A ‘visual Turing test’ of computer ‘understanding’ of images

March 12, 2015

Athens, Baltimore, Hong Kong, Miami. What are those people doing? A new evaluation method measures a computer’s ability to decipher movements, relationships, and implied intent from images by asking questions (credit: Wikimedia Commons/Brown University)

Researchers from Brown and Johns Hopkins universities have come up with a new way to evaluate how well computers can “understand” the relationships or implied activities between objects in photographs, videos, and other images, not just recognize objects — a “visual Turing test,” as they describe it.

Traditional computer-vision benchmarks tend to measure an algorithm’s performance in detecting objects within an image (the image has a tree, or a car or a person), or how well a system identifies an image’s global attributes (scene is outdoors or in the nighttime).

“We think it’s time to think about how to do something deeper — something more at the level of human understanding of an image,” said Stuart Geman, the James Manning Professor of Applied Mathematics at Brown.

For example, recognizing that an image shows two people walking together and having a conversation is a much deeper understanding than just recognizing the people.

The system Geman and his colleagues developed, described this week in the Proceedings of the National Academy of Sciences, is designed to test for such a contextual understanding of photos.

It works by generating a string of yes or no questions about an image, which are posed sequentially to the system being tested. Each question is progressively more in-depth and based on the responses to the questions that have come before.

(credit: Wikimedia Commons/Brown University)

1. Q: Is there a person in the blue region?  A: yes
2. Q: Is there a unique person in the blue region?  A: yes
(Label this person 1)
3. Q: Is person 1 carrying something?   A: yes
4. Q: Is person 1 female?    A: yes
5. Q: Is person 1 walking on a sidewalk?   A: yes
6. Q: Is person 1 interacting with any other object? A: no

For example, an initial question might ask a computer if there’s a person in a given region of a photo. If the computer says yes, then the test might ask if there’s anything else in that region — perhaps another person. If there are two people, the test might ask: “Are person1 and person2 talking?”

As a group, the questions are geared toward gauging the computer’s understanding of the contextual “storyline” of the photo. “You can build this notion of a storyline about an image by the order in which the questions are explored,” Geman said.

Because the questions are computer-generated, the system is more objective than having a human simply query a computer about an image. There is a role for a human operator, however: inform the computer when a question is unanswerable because of the ambiguities of the photo. For instance, whether or not a person in a photo is carrying something is unanswerable if most of the person’s body is hidden by another object. The human operator would flag that question as ambiguous.

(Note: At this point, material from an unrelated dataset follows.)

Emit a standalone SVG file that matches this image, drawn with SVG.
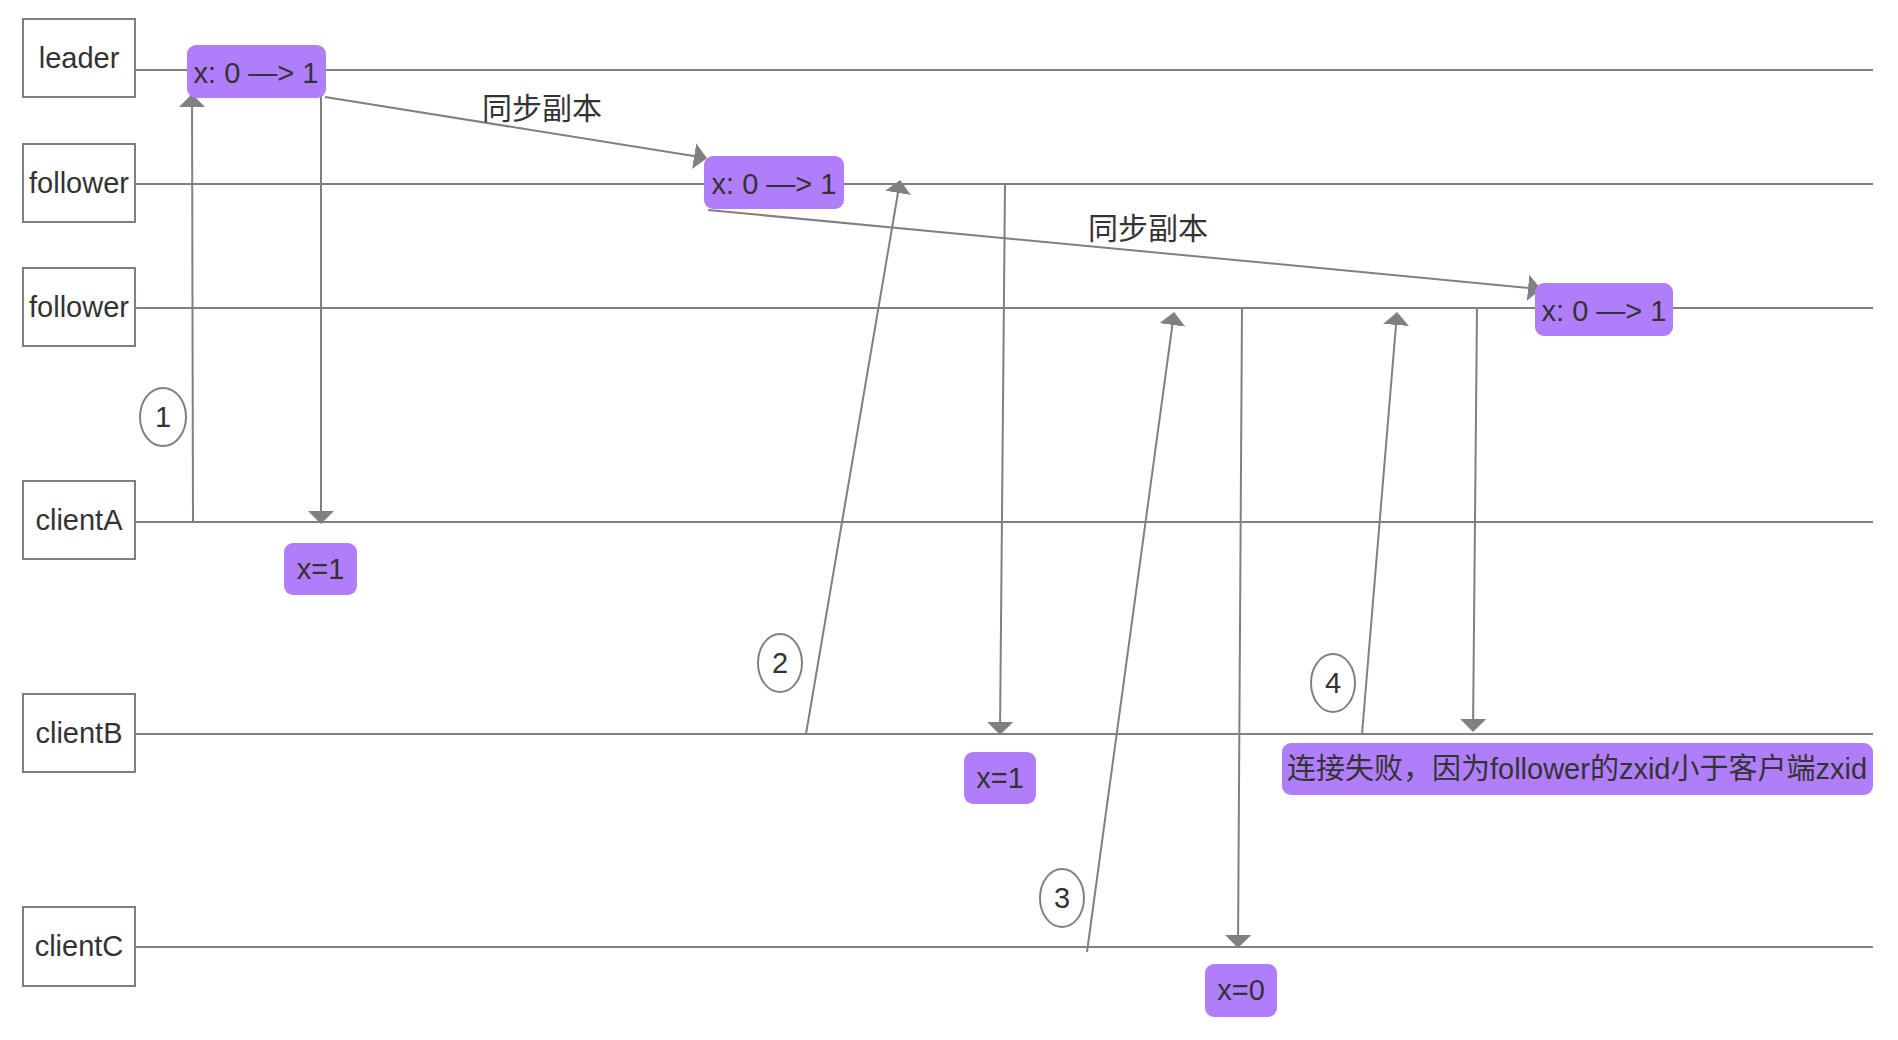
<svg xmlns="http://www.w3.org/2000/svg" width="1898" height="1040" viewBox="0 0 1898 1040">
<style>
text{font-family:"Liberation Sans","Noto Sans CJK SC",sans-serif;font-size:29px;fill:#333;text-anchor:middle;dominant-baseline:central}
.box{fill:#fff;stroke:#808080;stroke-width:2}
.pill{fill:#b07efa;stroke:none}
.life{stroke:#808080;stroke-width:2;fill:none}
.arr{stroke:#808080;stroke-width:2;fill:none;marker-end:url(#ah)}
.num{fill:#fff;stroke:#808080;stroke-width:2}
.lbl{font-size:30px}
</style>
<defs>
<marker id="ah" viewBox="0 0 13 26" refX="12" refY="13" markerWidth="13" markerHeight="26" markerUnits="userSpaceOnUse" orient="auto">
<path d="M0,0 L13,13 L0,26 z" fill="#808080"/>
</marker>
</defs>
<rect width="1898" height="1040" fill="#fff"/>
<g id="lifelines">
<line class="life" x1="135" y1="70" x2="1873" y2="70"/>
<line class="life" x1="135" y1="184" x2="1873" y2="184"/>
<line class="life" x1="135" y1="308" x2="1873" y2="308"/>
<line class="life" x1="135" y1="522" x2="1873" y2="522"/>
<line class="life" x1="135" y1="734" x2="1873" y2="734"/>
<line class="life" x1="135" y1="947" x2="1873" y2="947"/>
</g>
<g id="connectors">
<line class="arr" x1="193" y1="522" x2="192" y2="95"/>
<line class="arr" x1="321" y1="96" x2="321" y2="523"/>
<line class="arr" x1="325" y1="97" x2="706" y2="158"/>
<line class="arr" x1="708" y1="210" x2="1540" y2="289"/>
<line class="arr" x1="806" y1="734" x2="900" y2="181"/>
<line class="arr" x1="1005" y1="184" x2="1000" y2="734"/>
<line class="arr" x1="1087" y1="952" x2="1174" y2="313"/>
<line class="arr" x1="1242" y1="308" x2="1238" y2="947"/>
<line class="arr" x1="1362" y1="734" x2="1397" y2="313"/>
<line class="arr" x1="1477" y1="308" x2="1473" y2="731"/>
<text class="lbl" x="542" y="108">同步副本</text>
<text class="lbl" x="1148" y="228">同步副本</text>
</g>
<g id="node-leader"><rect class="box" x="23" y="19" width="112" height="78"/><text x="79" y="58">leader</text></g>
<g id="node-follower1"><rect class="box" x="23" y="144" width="112" height="78"/><text x="79" y="183">follower</text></g>
<g id="node-follower2"><rect class="box" x="23" y="268" width="112" height="78"/><text x="79" y="307">follower</text></g>
<g id="node-clientA"><rect class="box" x="23" y="481" width="112" height="78"/><text x="79" y="520">clientA</text></g>
<g id="node-clientB"><rect class="box" x="23" y="694" width="112" height="78"/><text x="79" y="733">clientB</text></g>
<g id="node-clientC"><rect class="box" x="23" y="907" width="112" height="79"/><text x="79" y="946">clientC</text></g>
<g id="state-leader"><rect class="pill" x="187" y="45" width="139" height="53" rx="9"/><text x="256" y="73">x: 0 —&gt; 1</text></g>
<g id="state-follower1"><rect class="pill" x="704" y="156" width="140" height="53" rx="9"/><text x="774" y="184">x: 0 —&gt; 1</text></g>
<g id="state-follower2"><rect class="pill" x="1535" y="283" width="138" height="53" rx="9"/><text x="1604" y="311">x: 0 —&gt; 1</text></g>
<g id="result-A"><rect class="pill" x="284" y="543" width="73" height="52" rx="9"/><text x="320.500" y="569">x=1</text></g>
<g id="result-B"><rect class="pill" x="964" y="752" width="72" height="52" rx="9"/><text x="1000" y="778">x=1</text></g>
<g id="result-C"><rect class="pill" x="1205" y="964" width="72" height="53" rx="9"/><text x="1241" y="990">x=0</text></g>
<g id="result-fail"><rect class="pill" x="1282" y="743" width="591" height="52" rx="9"/><text x="1577" y="769">连接失败，因为follower的zxid小于客户端zxid</text></g>
<g id="step1"><ellipse class="num" cx="163" cy="417" rx="23" ry="29"/><text x="163" y="417">1</text></g>
<g id="step2"><ellipse class="num" cx="780" cy="663" rx="22" ry="29"/><text x="780" y="663">2</text></g>
<g id="step3"><ellipse class="num" cx="1062" cy="898" rx="22" ry="29"/><text x="1062" y="898">3</text></g>
<g id="step4"><ellipse class="num" cx="1333" cy="683" rx="22" ry="29"/><text x="1333" y="683">4</text></g>
</svg>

The first version of the test was generated based on a set of photos depicting urban street scenes. But the concept could conceivably be expanded to all kinds of photos, the researchers say.

Geman and his colleagues hope this new test might spur computer vision researchers to explore new ways of teaching computers how to look at images. Most current computer vision algorithms are taught how to look at images using training sets in which objects are annotated by humans.

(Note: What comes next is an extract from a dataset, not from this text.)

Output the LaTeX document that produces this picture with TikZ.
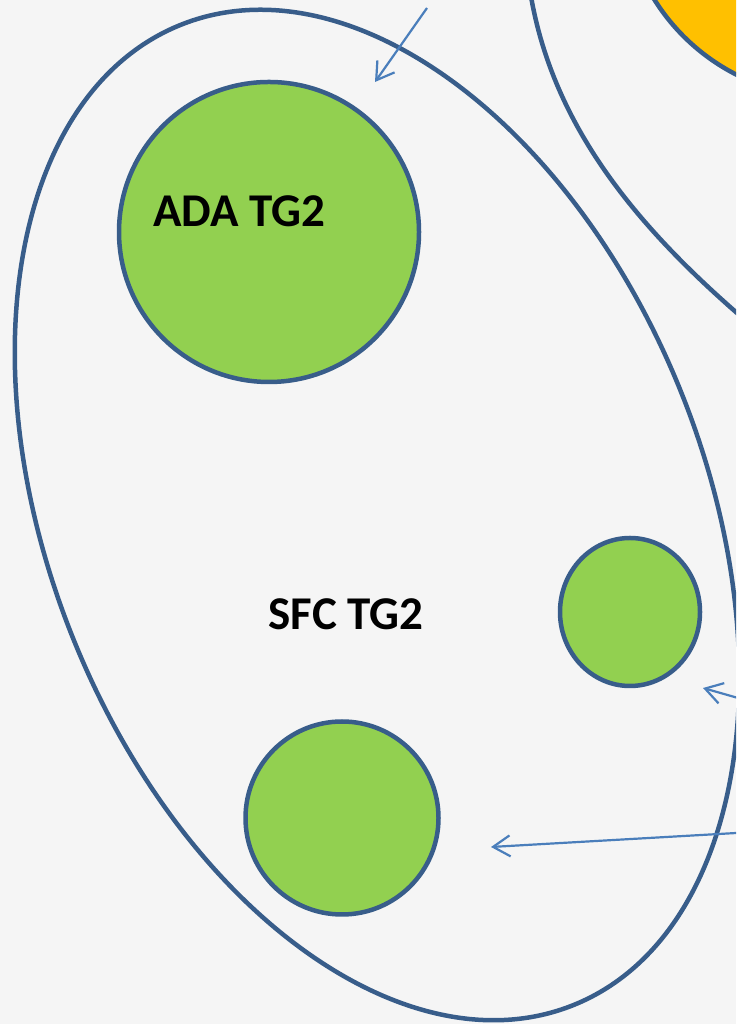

By looking at millions of annotated images, the algorithms eventually learn how to identify objects. But it would be very difficult to develop a training set with all the possible contextual attributes of a photo annotated. So true context understanding may require a new machine learning technique.

“As researchers, we tend to ‘teach to the test,’” Geman said. “If there are certain contests that everybody’s entering and those are the measures of success, then that’s what we focus on. So it might be wise to change the test, to put it just out of reach of current vision systems.”

Abstract of Visual Turing test for computer vision systems

Today, computer vision systems are tested by their accuracy in detecting and localizing instances of objects. As an alternative, and motivated by the ability of humans to provide far richer descriptions and even tell a story about an image, we construct a “visual Turing test”: an operator-assisted device that produces a stochastic sequence of binary questions from a given test image. The query engine proposes a question; the operator either provides the correct answer or rejects the question as ambiguous; the engine proposes the next question (“just-in-time truthing”). The test is then administered to the computer-vision system, one question at a time. After the system’s answer is recorded, the system is provided the correct answer and the next question. Parsing is trivial and deterministic; the system being tested requires no natural language processing. The query engine employs statistical constraints, learned from a training set, to produce questions with essentially unpredictable answers—the answer to a question, given the history of questions and their correct answers, is nearly equally likely to be positive or negative. In this sense, the test is only about vision. The system is designed to produce streams of questions that follow natural story lines, from the instantiation of a unique object, through an exploration of its properties, and on to its relationships with other uniquely instantiated objects.